Cueless EEG imagined speech for subject identification: dataset and benchmarks
Electroencephalogram (EEG) signals have emerged as a promising modality for biometric identification. While previous studies have explored the use of imagined speech with semantically meaningful words for subject identification, most have relied on additional visual or auditory cues. In this study, we introduce a cueless EEG-based imagined speech paradigm, where
subjects imagine the pronunciation of semantically meaningful words without any external cues related to the target word. This innovative approach addresses the limitations of prior methods
by requiring subjects to naturally select and imagine words from a predefined list.
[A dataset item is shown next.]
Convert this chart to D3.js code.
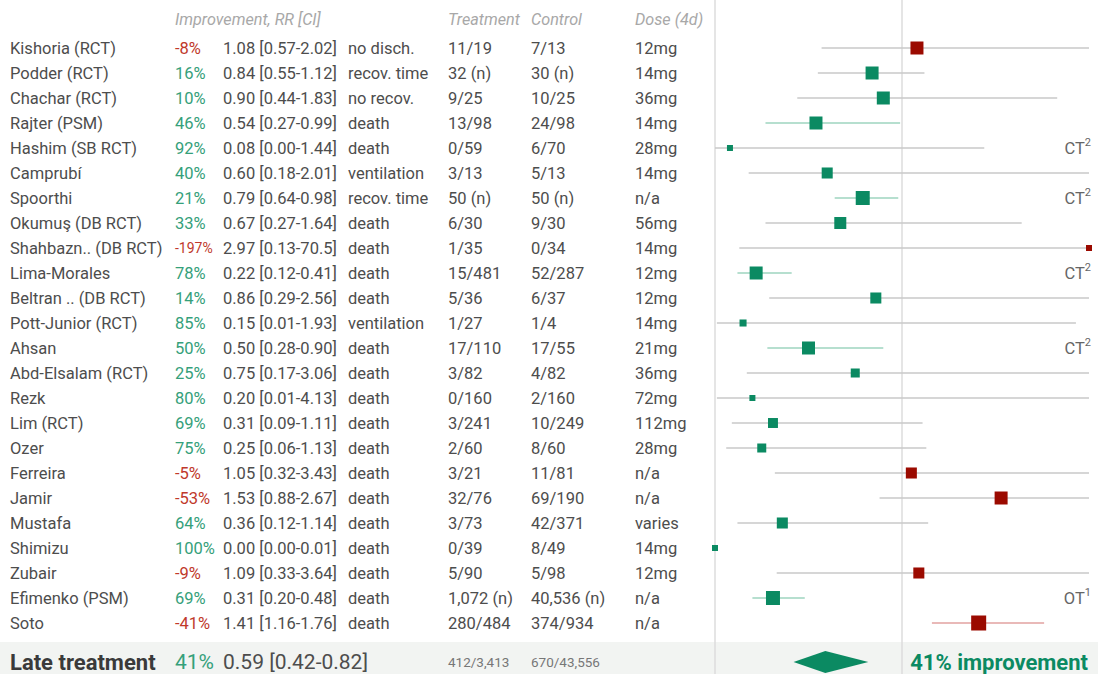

The dataset comprises over 4,350 trials from 11 subjects across five sessions. We assess a variety of
classification methods, including traditional machine learning techniques such as Support Vector Machines (SVM) and XG-Boost, as well as time-series foundation models and deep learning architectures designed explicitly for EEG classification, such as EEG Conformer and Shallow ConvNet. A session-based hold-out validation strategy was employed to ensure reliable evaluation and prevent data leakage. Our results demonstrate outstanding classification accuracy, reaching 99.44%. These findings highlight the potential of cueless EEG paradigms for secure and reliable subject identification in real-world applications, such as brain-computer interfaces (BCIs).